I think, with regard to our individual spiritual journeys, most of us want instant landscaping. Instead of prepping the grounds of our lives for planting, we want to hire someone to come in with all kinds of heavy equipment to clear cut and wipe out all the unsightly stuff in our life. We want this to happen without much personal involvement… almost something like the TV show Extreme Makeover where the hosts send the family away on a vacation. While the family is away, the makeover team demolishes the house and yard completely rebuilding and landscaping something entirely new in the span of a week. This is the world system…completely at odds with the God system.
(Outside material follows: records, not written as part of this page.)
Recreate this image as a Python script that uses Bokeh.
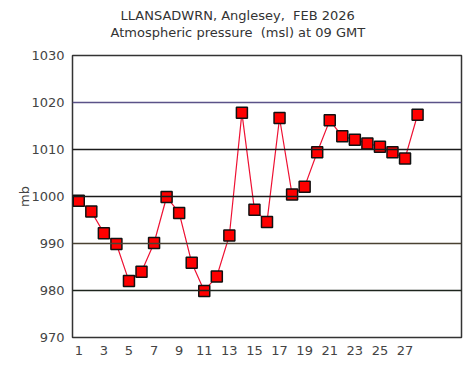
from bokeh.plotting import figure
from bokeh.models import Range1d, FixedTicker, Span, Title, ColumnDataSource
from bokeh.embed import file_html
from bokeh.resources import INLINE

days = list(range(1, 29))
pressure = [999.1, 996.8, 992.2, 989.9, 982.0, 984.0, 990.1, 999.9, 996.5, 985.9,
            979.9, 983.0, 991.7, 1017.8, 997.2, 994.6, 1016.7, 1000.4, 1002.1, 1009.4,
            1016.2, 1012.8, 1012.1, 1011.3, 1010.6, 1009.4, 1008.1, 1017.4]
x_ticks = list(range(1, 29, 2))
y_ticks = [970, 980, 990, 1000, 1010, 1020, 1030]
grid_values = [980, 990, 1000, 1010, 1020]
grid_colors = ["#1c241c", "#4a4232", "#1a1a1a", "#1a1a1a", "#5a5288"]

NB = "\u00a0"
title1 = "LLANSADWRN, Anglesey," + NB + " FEB 2026"
title2 = "Atmospheric pressure" + NB + " (msl) at 09 GMT"

p = figure(width=466, height=364, output_backend="svg", toolbar_location=None,
           x_range=Range1d(0.5, 31.5), y_range=Range1d(970, 1030),
           min_border_left=72, min_border_right=5, min_border_top=55, min_border_bottom=27)
p.title = None
font = "DejaVu Sans"
t2 = Title(text=title2, align="left", offset=38, text_font=font, text_font_size="13px",
           text_font_style="normal", text_color="#333333", standoff=31,
           vertical_align="bottom")
t1 = Title(text=title1, align="left", offset=48, text_font=font, text_font_size="13px",
           text_font_style="normal", text_color="#333333", standoff=-30,
           vertical_align="bottom")
p.add_layout(t2, "above")
p.add_layout(t1, "above")

p.xgrid.visible = False
p.ygrid.visible = False
p.outline_line_color = "#333333"
p.outline_line_width = 1.5
p.background_fill_color = "white"
p.border_fill_color = "white"

for v, c in zip(grid_values, grid_colors):
    p.add_layout(Span(location=v, dimension="width", line_color=c, line_width=1.5))

p.xaxis.ticker = FixedTicker(ticks=x_ticks)
p.yaxis.ticker = FixedTicker(ticks=y_ticks)
for ax in (p.xaxis[0], p.yaxis[0]):
    ax.axis_line_color = None
    ax.major_tick_line_color = None
    ax.minor_tick_line_color = None
    ax.major_tick_out = 0
    ax.major_tick_in = 0
    ax.major_label_text_font = font
    ax.major_label_text_font_size = "13px"
    ax.major_label_text_color = "#444444"
    ax.major_label_standoff = 8
p.yaxis.axis_label = "mb"
p.yaxis.axis_label_text_font = font
p.yaxis.axis_label_text_font_size = "13px"
p.yaxis.axis_label_text_font_style = "normal"
p.yaxis.axis_label_text_color = "#444444"
p.yaxis.axis_label_standoff = -4

src = ColumnDataSource(dict(x=days, y=pressure))
p.line("x", "y", source=src, line_color="#ee1133", line_width=1.2)
p.scatter("x", "y", source=src, marker="square", size=11, fill_color="#ff0000",
          line_color="#111111", line_width=1.5)

open("out.html", "w").write(file_html(p, INLINE))
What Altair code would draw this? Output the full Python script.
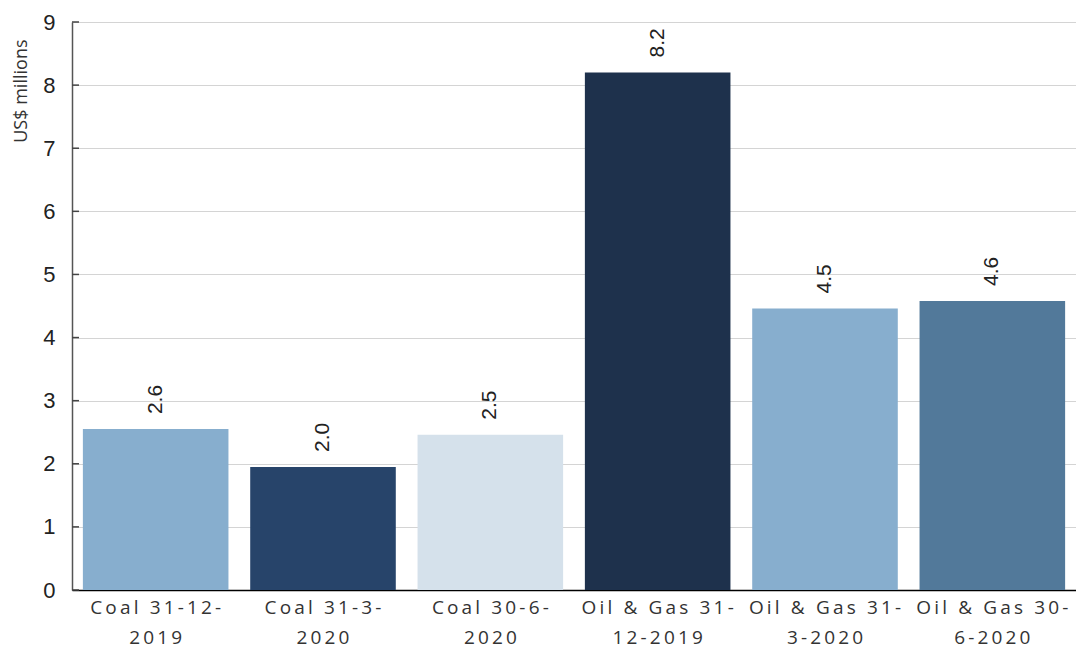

Consider the acorn and the oak; from a tiny acorn a huge and mighty oak will develop, but it takes dozens and dozens of years—and patience. The acorn weathers seasons, pressure, pestilence, and more on its way to maturity. When it reaches maturity it resembles nothing of its former self, but it is capable and useful for many, many good works—not the least of which is reproducing hundreds, even thousands more of itself. Patience.
Patience teaches us to trust God. Patience teaches us how to wait on God and how to wait with God. Patience teaches us how to “be” with God. Patience teaches us about eternity. Patience teaches us about infinity. Patience teaches us about satisfaction and fulfillment. God is patience. We need patience—and we need God. Pray for patience.